O’Leary himself likes to tell the story of being buttonholed by a man in a bathroom at Toronto’s Pearson International Airport not long after Dragons’ Den went on the air. The stranger told O’Leary he was a “total asshole.” This is an anecdote that O’Leary relishes. It shows he’d arrived.
Mattel purchased TLC for about $4 billion in the spring of 1999. (Depending on how debt is considered, the figure ranges from $3.4 billion to $4.2 billion.) O’Leary took over as president of Mattel’s new TLC digital division, having received a hike in salary from $400,000 to $650,000 and an increase in his severance package from $2.1 million to $5.25 million. A few months after the sale went through, O’Leary sold most of his Mattel stock and pocketed nearly $6 million, according to a court document.
Weeks after the sale, CFRA produced a critical report on Mattel, claiming TLC was already experiencing collapsing revenue, a surge in receivables and a deterioration of operating cash flow. In the third quarter of 1999, Mattel expected profits of $50 million from the TLC division. When Mattel revised that estimate to a loss of between $50 million and $100 million, the announcement wiped out more than $2 billion in shareholder value in one day, as the company’s share price slid from nearly $17 to $11.69. The actual divisional loss for the quarter turned out to be $105 million; the next quarter, the loss was $206 million.
In November of 1999, O’Leary was fired, six months into a three-year contract. Four months later, Barad, the CEO, was forced out too. “There is nothing I can say to gloss over how devastating The Learning Company’s results have been to Mattel’s overall performance,” she said.
And I paraphrase but ..."In 2003, Mattel settled the lawsuit for $122 million—considered a “mega-settlement” by Cornerstone Research, a litigation consulting firm. O’Leary has sometimes been called a billionaire due to the size of the original deal. That overstates things: O’Leary in fact netted $11.2 million between his severance package and sale of his Mattel stock. The real money in the transaction was made by Bain and its partners...

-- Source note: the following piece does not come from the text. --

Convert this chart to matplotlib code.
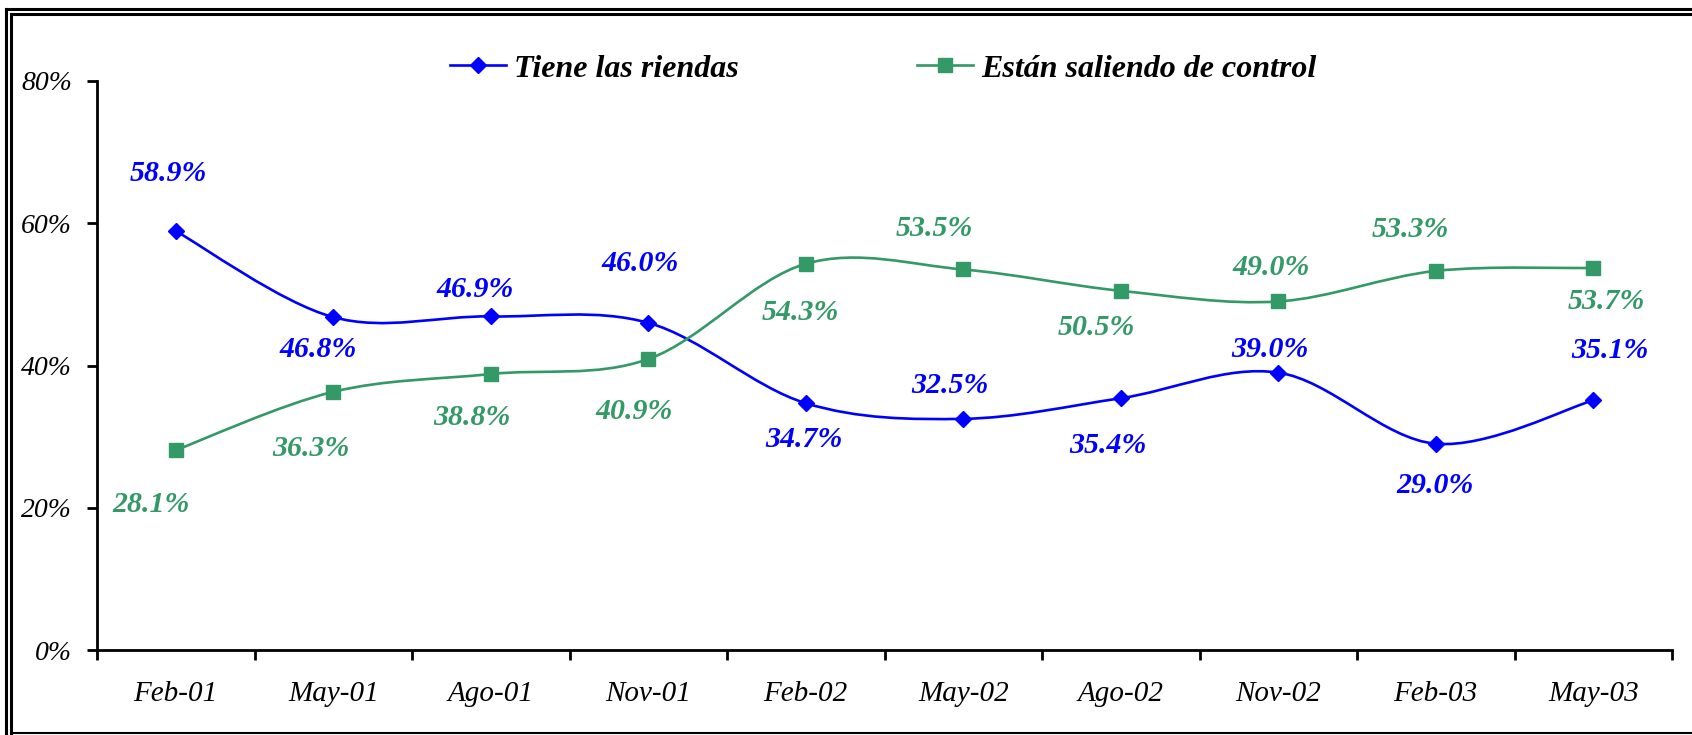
import matplotlib.pyplot as plt
import numpy as np
from matplotlib.path import Path
from matplotlib.patches import PathPatch
from matplotlib.lines import Line2D

plt.rcParams['font.family'] = ['Liberation Serif', 'DejaVu Serif']

meses = ['Feb-01', 'May-01', 'Ago-01', 'Nov-01', 'Feb-02',
         'May-02', 'Ago-02', 'Nov-02', 'Feb-03', 'May-03']
riendas = [58.9, 46.8, 46.9, 46.0, 34.7, 32.5, 35.4, 39.0, 29.0, 35.1]
control = [28.1, 36.3, 38.8, 40.9, 54.3, 53.5, 50.5, 49.0, 53.3, 53.7]

# label offsets (pixels) from each point
off_riendas = [(-7, 58), (-15, -32), (-16, 27), (-8, 59), (-2, -36),
               (-13, 33), (-13, -47), (-8, 23), (-1, -42), (17, 50)]
off_control = [(-25, -54), (-22, -57), (-19, -43), (-14, -52), (-5, -49),
               (-29, 41), (-24, -37), (-7, 34), (-25, 41), (13, -33)]

AZUL = '#0000FF'
VERDE = '#339966'

fig = plt.figure(figsize=(16.92, 7.35), dpi=100)
ax = fig.add_axes([97 / 1692, 85 / 735, 1575 / 1692, 569 / 735])

x = np.arange(len(meses)) + 0.5


def suave(xs, ys):
    # excel style smoothed line (cubic bezier through the points)
    p = np.column_stack([xs, ys])
    verts = [p[0]]
    codes = [Path.MOVETO]
    n = len(p)
    for i in range(n - 1):
        p0 = p[i - 1] if i > 0 else p[i]
        p3 = p[i + 2] if i + 2 < n else p[i + 1]
        c1 = p[i] + (p[i + 1] - p0) / 6
        c2 = p[i + 1] - (p3 - p[i]) / 6
        verts += [c1, c2, p[i + 1]]
        codes += [Path.CURVE4] * 3
    return Path(verts, codes)


for ys, col, mk, ms, offs in [(riendas, AZUL, 'D', 8.5, off_riendas),
                              (control, VERDE, 's', 9.5, off_control)]:
    ax.add_patch(PathPatch(suave(x, ys), facecolor='none', edgecolor=col, lw=1.9, zorder=2))
    ax.plot(x, ys, linestyle='none', marker=mk, ms=ms, color=col, zorder=3)
    for xi, yi, (dx, dy) in zip(x, ys, offs):
        ax.annotate(f'{yi:.1f}%', (xi, yi), xytext=(dx, dy), textcoords='offset pixels',
                    ha='center', va='center', color=col, fontsize=21.5,
                    fontweight='bold', fontstyle='italic')

ax.set_xlim(0, 10)
ax.set_ylim(0, 80)
ax.set_yticks([0, 20, 40, 60, 80])
ax.set_yticklabels(['0%', '20%', '40%', '60%', '80%'], fontstyle='italic', fontsize=20)
ax.set_xticks(np.arange(11))
ax.set_xticklabels([])
ax.set_xticks(x, minor=True)
ax.set_xticklabels(meses, minor=True, fontstyle='italic', fontsize=21)
ax.tick_params(axis='y', length=7, width=2, pad=11)
ax.tick_params(axis='x', which='major', length=7, width=2)
ax.tick_params(axis='x', which='minor', length=0, pad=22)
for s in ['top', 'right']:
    ax.spines[s].set_visible(False)
for s in ['left', 'bottom']:
    ax.spines[s].set_linewidth(2)

h1 = Line2D([], [], color=AZUL, marker='D', ms=8.5, lw=1.9)
h2 = Line2D([], [], color=VERDE, marker='s', ms=9.5, lw=1.9)
fig.legend([h1, h2], ['Tiene las riendas', 'Están saliendo de control'],
           loc='center', bbox_to_anchor=(883 / 1692, 1 - 69 / 735), ncol=2,
           frameon=False, handlelength=1.75, handletextpad=0.25, columnspacing=5.6,
           prop={'size': 23, 'weight': 'bold', 'style': 'italic'})

# double frame around the chart
W, H = 1692, 735
for xp in [6, 11]:
    fig.add_artist(Line2D([xp / W, xp / W], [0, 1 - xp * 1.5 / H], color='black', lw=2.2))
for yp in [9, 14]:
    x0 = 6 if yp == 9 else 11
    fig.add_artist(Line2D([x0 / W, 1], [1 - yp / H, 1 - yp / H], color='black', lw=2.2))
fig.add_artist(Line2D([11 / W, 1], [2 / H, 2 / H], color='black', lw=1.5))

plt.savefig('out.png', dpi=100)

...And some Dragons’ Den deals turn out differently than how they’re first conceived. Wendy Johannson and Claudia Harvey invented a glove that makes it possible to work in the garden without ruining one’s nails. They needed $50,000 when they went on the show in 2009. On-air, O’Leary agreed to give them the money in return for 3% of royalties. They eventually gave him 10% of their company, Dig It Apparel Inc. But the $50,000 never materialized. “When he said he’d like to have 10% for $50,000, I thought that would be a cash injection,” says Harvey. Instead, O’Leary offered the pair a line of credit, which Dig It has not used. “He’s never actually given us any money,” says Harvey. “He is acting as a face for our company. We can use his name and we can say ‘Kevin O’Leary is our business partner.’ For that, he has 10% of our company.” Harvey says they’re delighted with O’Leary’s participation and he has helped them expand their market and promoted their products."